ChuckMcM · on July 17, 2014

   > Why do you think AWS is a poor fit for your workload?

Every time I've done the math it comes out 10x as expensive, and I've done the math with pretty much everyone from the CTO down to the guy who is "sure we can do it cost effectively."

Generally folks who have petabytes of data in S3 don't have large amounts of read/write change. So a typical file or image sharing site like Imgur or Github will be 'read mostly'. When you're doing search you crawl billions of documents, often replacing 30 - 40% in your store, and you are constantly re-reading them as you index and rank them. Further, as you process the data what you really want to do is push your computation out to the data rather than pull it over the wire, mutate it, and push it back over the wire. Processing through 1 petabyte of data, on a 10gbps backbone where you pull it and then push it, running full duplex (so you're pushing and pulling at the same time) takes a million seconds at a gigabyte per second. That is 11 days, 13 hrs, 47 minutes. That is what happens changing 1/3 of a 3PB data set. Pushing the computation into the data (which is to say running the processors where your data is actually stored on disk) you can process a petabyte (assuming your data distribution algorithm is good (and ours is)) in about a day and a half. Not quite 1/10th the time.

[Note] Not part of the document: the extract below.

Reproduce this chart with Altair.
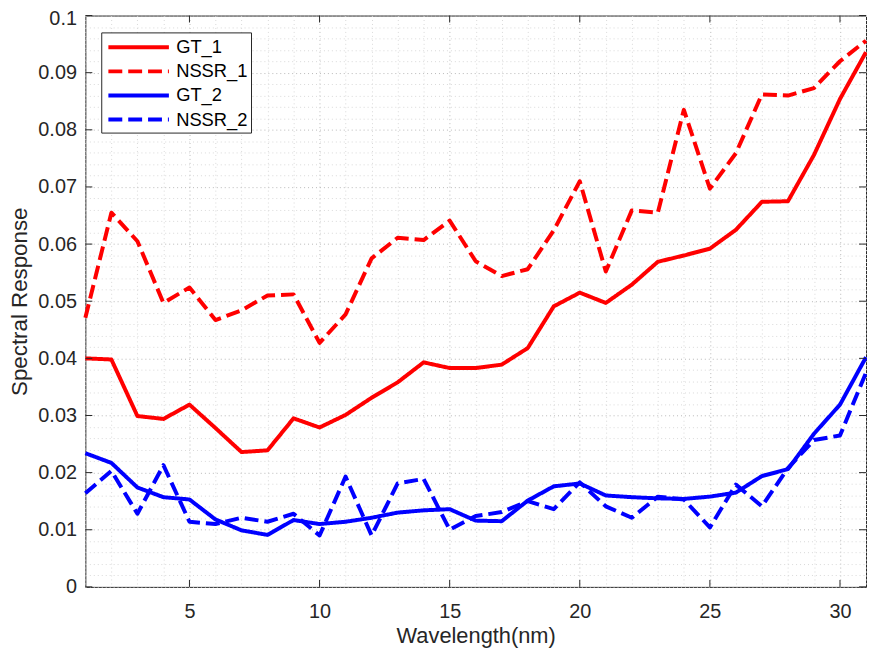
import altair as alt
import pandas as pd

# ---------------- data ----------------
wavelength = list(range(1, 32))
gt_1 = [0.0400, 0.0398, 0.0299, 0.0294, 0.0319, 0.0278, 0.0236, 0.0239, 0.0295, 0.0279,
        0.0301, 0.0331, 0.0358, 0.0393, 0.0383, 0.0383, 0.0389, 0.0418, 0.0491, 0.0515,
        0.0497, 0.0529, 0.0569, 0.0580, 0.0592, 0.0625, 0.0674, 0.0675, 0.0756, 0.0854,
        0.0936]
nssr_1 = [0.0471, 0.0655, 0.0605, 0.0497, 0.0524, 0.0467, 0.0484, 0.0510, 0.0512, 0.0427,
          0.0477, 0.0575, 0.0611, 0.0607, 0.0641, 0.0570, 0.0544, 0.0556, 0.0624, 0.0710,
          0.0552, 0.0659, 0.0655, 0.0835, 0.0697, 0.0759, 0.0862, 0.0860, 0.0873, 0.0920,
          0.0956]
gt_2 = [0.0234, 0.0217, 0.0174, 0.0157, 0.0153, 0.0118, 0.0099, 0.0091, 0.0117, 0.0110,
        0.0114, 0.0121, 0.0130, 0.0134, 0.0136, 0.0116, 0.0115, 0.0151, 0.0176, 0.0181,
        0.0160, 0.0157, 0.0155, 0.0154, 0.0158, 0.0165, 0.0194, 0.0206, 0.0268, 0.0319,
        0.0402]
nssr_2 = [0.0164, 0.0203, 0.0128, 0.0213, 0.0114, 0.0110, 0.0121, 0.0114, 0.0128, 0.0090,
          0.0193, 0.0090, 0.0181, 0.0189, 0.0100, 0.0124, 0.0131, 0.0150, 0.0136, 0.0183,
          0.0141, 0.0121, 0.0158, 0.0153, 0.0104, 0.0179, 0.0141, 0.0208, 0.0257, 0.0265,
          0.0375]
series_names = ["GT_1", "NSSR_1", "GT_2", "NSSR_2"]
series_colors = ["#ff0000", "#ff0000", "#0000ff", "#0000ff"]
series_dashes = [[1, 0], [14, 6], [1, 0], [14, 6]]

x_major_ticks = [5, 10, 15, 20, 25, 30]
y_major_ticks = [0, 0.01, 0.02, 0.03, 0.04, 0.05, 0.06, 0.07, 0.08, 0.09, 0.1]
x_grid_values = wavelength
y_grid_values = [round(i * 0.002, 3) for i in range(51)]

rows = []
for name, vals in zip(series_names, [gt_1, nssr_1, gt_2, nssr_2]):
    for xv, yv in zip(wavelength, vals):
        rows.append({"x": xv, "y": yv, "series": name})
df = pd.DataFrame(rows)

W, H = 787, 576
FONT = "Liberation Sans"
TXT = "#262626"

x_scale = alt.Scale(domain=[1, 31], nice=False, zero=False)
y_scale = alt.Scale(domain=[0, 0.1], nice=False, zero=False)

x_axis = alt.Axis(
    values=x_grid_values,
    labelExpr="datum.value % 5 == 0 ? datum.label : ''",
    ticks=False, domain=False, grid=True,
    gridColor={"condition": {"test": "datum.value % 5 == 0", "value": "#b8b8b8"}, "value": "#d9d9d9"},
    gridDash=[1, 3], gridWidth=1,
    labelFont=FONT, labelFontSize=20, labelColor=TXT, labelPadding=15,
    labelOverlap=False, labelFlush=False,
    title="Wavelength(nm)", titleFont=FONT, titleFontSize=22, titleFontWeight="normal",
    titleColor=TXT, titlePadding=4,
)
y_axis = alt.Axis(
    values=y_grid_values,
    labelExpr="abs(datum.value*100 - round(datum.value*100)) < 0.001 ? format(datum.value, '~g') : ''",
    ticks=False, domain=False, grid=True,
    gridColor={"condition": {"test": "abs(datum.value*100 - round(datum.value*100)) < 0.001",
                             "value": "#b8b8b8"}, "value": "#d9d9d9"},
    gridDash=[1, 3], gridWidth=1,
    labelFont=FONT, labelFontSize=20, labelColor=TXT, labelPadding=9,
    labelOffset={"condition": {"test": "datum.value > 0.099", "value": 3}, "value": 0},
    labelOverlap=False, labelFlush=False,
    title="Spectral Response", titleFont=FONT, titleFontSize=22.5, titleFontWeight="normal",
    titleColor=TXT, titlePadding=6,
)

legend = alt.Legend(
    title=None, orient="none", legendX=16, legendY=17,
    symbolType="M-0.8,0H5.46", symbolSize=380, symbolStrokeWidth=4,
    labelFont=FONT, labelFontSize=18.5, labelColor="#000000", labelOffset=48.5,
    padding=3, rowPadding=2.3, strokeColor="#262626", fillColor="#ffffff",
    cornerRadius=0,
)

lines = alt.Chart(df).mark_line(strokeWidth=4, strokeJoin="round").encode(
    x=alt.X("x:Q", scale=x_scale, axis=x_axis),
    y=alt.Y("y:Q", scale=y_scale, axis=y_axis),
    color=alt.Color("series:N", scale=alt.Scale(domain=series_names, range=series_colors), legend=legend),
    strokeDash=alt.StrokeDash("series:N", scale=alt.Scale(domain=series_names, range=series_dashes), legend=legend),
)

xt = pd.DataFrame({"x": x_major_ticks})
yt = pd.DataFrame({"y": y_major_ticks})
tick = dict(color=TXT, strokeWidth=1)
x_bottom = alt.Chart(xt).mark_rule(**tick).encode(
    x=alt.X("x:Q", scale=x_scale, axis=x_axis), y=alt.value(H), y2=alt.value(H - 7))
x_top = alt.Chart(xt).mark_rule(**tick).encode(
    x=alt.X("x:Q", scale=x_scale, axis=x_axis), y=alt.value(0), y2=alt.value(7))
y_left = alt.Chart(yt).mark_rule(**tick).encode(
    y=alt.Y("y:Q", scale=y_scale, axis=y_axis), x=alt.value(0), x2=alt.value(7))
y_right = alt.Chart(yt).mark_rule(**tick).encode(
    y=alt.Y("y:Q", scale=y_scale, axis=y_axis), x=alt.value(W - 7), x2=alt.value(W))

chart = alt.layer(lines, x_bottom, x_top, y_left, y_right).properties(
    width=W, height=H,
    autosize=alt.AutoSizeParams(type="none"),
    padding={"left": 78, "top": 5, "right": 1, "bottom": 59},
    background="#ffffff",
).configure_view(stroke=TXT, strokeWidth=1)

chart.save("out.html", embed_options={"renderer": "svg", "actions": False})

If you want to coordinate 10,000 worker threads which are working through your data, you need to be able to share messages between them, they don't have to happen a lot but their latency adds up if they take too long.

You end up asking for the same system built in the "cloud" that you've built in a colo; Dedicated "fat" machines with lots of memory and disk, all within easy network 'shouting' distance (aka a non-blocking full crossbar bandwidth network) from each other without any confounding network traffic going over your back bone. And when you arrive at that inevitable conclusion, the actual loaded cost of the machine falls right out the bottom and lands in the customers lap including all the loaded up margin costs. Three months or so ago (right after the last price war) we ran all the numbers again, Amazon would cost about $1.5M/month to let us do what we want to do.

Now as I point out to cloud sales guys, and to you, this isn't "bad" or actually a problem, building search engines requires an extraordinary amount of horsepower to be brought to bear on a very large, very noisy, data set. There is absolutely no rationale for making that configuration cost effective, its an outlier, the number of people who do that you can count on one hand. But it is the same reason that people don't just pop out the AWS toolkit and poof crawl and index billions of web pages :-)

   > volume wins in cloud

I don't agree with that, I think what 'wins' in the cloud is the ability to oversubscribe the hardware. Just like Comcast sells everyone on the street 50 megabits of internet knowing darn well that more than a handful use that much at the same time everyone will throttle down, cloud providers sell you an 'instance' which probably spends most of its time not doing anything at all. And while it isn't someone else is. That is the 'magic' that makes this stuff so profitable for Amazon. Not people like me who have 100GB memory machines running at 85% utilization 24 hours a day[1]. It would be like everyone on the block signing up for high speed internet and every one of us downloading a copy of the entire Internet Archive :-) Not a likely situation, so rarely considered something the infrastructure needs to support.

[1] To be fair, they don't do that continuously, crawls start and stop and we switch things around, but when they are in the fetcher/extractor phase and running at R3, its a wonder to behold :-)

kordless · on July 17, 2014

> what 'wins' in the cloud is the ability to oversubscribe the hardware

We're increasing compute exponentially, so it makes sense we'd want to over subscribe it as much as possible. Demand is like a dog nipping at your heels.

dekhn · on July 17, 2014

AWS doesn't oversubscribe hardware the way you think.